U.S. Rep. Dusty Johnson (R-SD) assured CNN anchor John Berman that farmers are enduring the collapse of the U.S. soybean market, despite President Donald Trump disrupting all sales to their biggest international buyer.

“I was at the Farm Aid concert in Minnesota, and we've been hearing from soybean farmers on the show and farmers in general. They say that these farms could go under soon if they don't get help,” Bergman told Johnson. Fortune reports a "crisis" in the farm economy as bankruptcies "soar."

But Johnson said South Dakota farmers are “a little more resilient than that,” despite South Dakota farmers harvesting 217 million bushels of soybeans in 2023 — a 13 percent increase over 2022, which covers more than 5 million acres of state land.

“They are feeling the economic strain. Their bankers and financial partners are feeling the economic strain,” Johnson said, “but the Trump administration has stepped forward and has said, ‘we're generating billions of dollars of tariff revenues with these trade disputes. It only makes sense to use some of those tariff dollars to shave off the most jagged edges of the trade war impact on farmers.’ That's what we're going to do.”

Johnson, a Republican who is also running for South Dakota governor, argued that he was willing for farmers to endure some economic tension to upend the skewed international soybean market.
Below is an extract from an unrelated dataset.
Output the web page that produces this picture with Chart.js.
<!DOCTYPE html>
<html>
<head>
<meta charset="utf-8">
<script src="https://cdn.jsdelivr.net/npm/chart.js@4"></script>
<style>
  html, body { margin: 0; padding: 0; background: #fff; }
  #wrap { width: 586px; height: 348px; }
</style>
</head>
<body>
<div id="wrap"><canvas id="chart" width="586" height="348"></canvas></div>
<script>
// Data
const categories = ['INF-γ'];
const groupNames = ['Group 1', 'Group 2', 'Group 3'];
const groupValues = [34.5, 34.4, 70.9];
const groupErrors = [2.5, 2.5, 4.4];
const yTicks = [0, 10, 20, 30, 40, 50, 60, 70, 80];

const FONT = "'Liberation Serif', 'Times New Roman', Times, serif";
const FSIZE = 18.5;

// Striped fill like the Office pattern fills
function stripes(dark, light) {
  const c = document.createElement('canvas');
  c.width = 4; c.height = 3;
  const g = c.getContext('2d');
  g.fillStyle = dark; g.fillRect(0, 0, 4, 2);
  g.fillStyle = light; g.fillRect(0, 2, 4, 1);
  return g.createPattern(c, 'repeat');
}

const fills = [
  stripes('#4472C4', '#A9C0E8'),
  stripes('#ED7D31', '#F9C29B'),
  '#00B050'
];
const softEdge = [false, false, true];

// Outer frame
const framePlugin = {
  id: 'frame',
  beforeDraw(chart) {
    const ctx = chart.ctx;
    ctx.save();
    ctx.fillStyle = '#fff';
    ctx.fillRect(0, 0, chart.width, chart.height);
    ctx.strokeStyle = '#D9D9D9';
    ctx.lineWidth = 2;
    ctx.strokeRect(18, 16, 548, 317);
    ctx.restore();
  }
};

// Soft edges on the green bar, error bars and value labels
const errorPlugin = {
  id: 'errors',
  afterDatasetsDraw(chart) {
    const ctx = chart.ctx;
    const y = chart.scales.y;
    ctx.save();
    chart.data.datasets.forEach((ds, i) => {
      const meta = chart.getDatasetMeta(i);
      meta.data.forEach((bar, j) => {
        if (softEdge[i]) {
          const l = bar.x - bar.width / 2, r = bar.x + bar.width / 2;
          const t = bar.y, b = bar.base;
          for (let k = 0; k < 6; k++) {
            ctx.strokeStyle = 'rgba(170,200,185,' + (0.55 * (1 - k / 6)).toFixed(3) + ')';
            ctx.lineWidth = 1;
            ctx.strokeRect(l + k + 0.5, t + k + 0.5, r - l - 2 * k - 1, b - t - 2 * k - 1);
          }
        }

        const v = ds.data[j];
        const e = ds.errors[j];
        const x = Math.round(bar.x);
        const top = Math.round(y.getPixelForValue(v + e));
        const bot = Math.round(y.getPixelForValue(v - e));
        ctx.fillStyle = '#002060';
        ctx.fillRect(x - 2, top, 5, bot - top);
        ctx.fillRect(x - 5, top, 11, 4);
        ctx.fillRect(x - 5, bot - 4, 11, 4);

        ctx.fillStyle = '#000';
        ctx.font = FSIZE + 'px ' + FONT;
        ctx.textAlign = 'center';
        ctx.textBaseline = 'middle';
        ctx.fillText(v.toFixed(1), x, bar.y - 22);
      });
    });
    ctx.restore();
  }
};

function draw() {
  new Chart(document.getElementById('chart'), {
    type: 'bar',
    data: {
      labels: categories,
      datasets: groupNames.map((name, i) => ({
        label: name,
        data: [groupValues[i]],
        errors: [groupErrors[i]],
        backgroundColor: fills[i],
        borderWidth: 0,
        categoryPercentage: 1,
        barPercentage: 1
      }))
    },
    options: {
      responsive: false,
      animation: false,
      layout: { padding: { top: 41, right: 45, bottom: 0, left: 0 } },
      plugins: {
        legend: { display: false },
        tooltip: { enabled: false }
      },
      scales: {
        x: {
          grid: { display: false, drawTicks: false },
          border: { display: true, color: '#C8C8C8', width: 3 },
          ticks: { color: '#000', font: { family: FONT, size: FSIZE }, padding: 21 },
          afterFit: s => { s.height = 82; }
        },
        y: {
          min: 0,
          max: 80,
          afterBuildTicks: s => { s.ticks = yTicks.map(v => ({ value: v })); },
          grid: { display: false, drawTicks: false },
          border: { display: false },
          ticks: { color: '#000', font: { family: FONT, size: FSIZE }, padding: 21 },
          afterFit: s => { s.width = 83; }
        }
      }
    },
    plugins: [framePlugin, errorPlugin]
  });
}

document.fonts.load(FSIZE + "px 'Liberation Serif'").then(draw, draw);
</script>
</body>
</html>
“We should not give China a free pass just because they buy a lot of soybeans,” said Johnson. “… We've seen how China is methodically, systematically attempting to poison our networks — our kids really — undermine a lot of key American principles and values. … We want to have a relationship where they don't have too much leverage over us.”

Johnson confirmed that “there is not a single order of soybeans that has been purchased this harvest season from South Dakota flowing to China,” and called that fact “absolutely unprecedented.” However, he insisted the nation needs to “increase domestic crush.”

“We need to sign more bilateral trade deals with other countries. And we do need to get some sort of a fair deal with China,” Johnson said.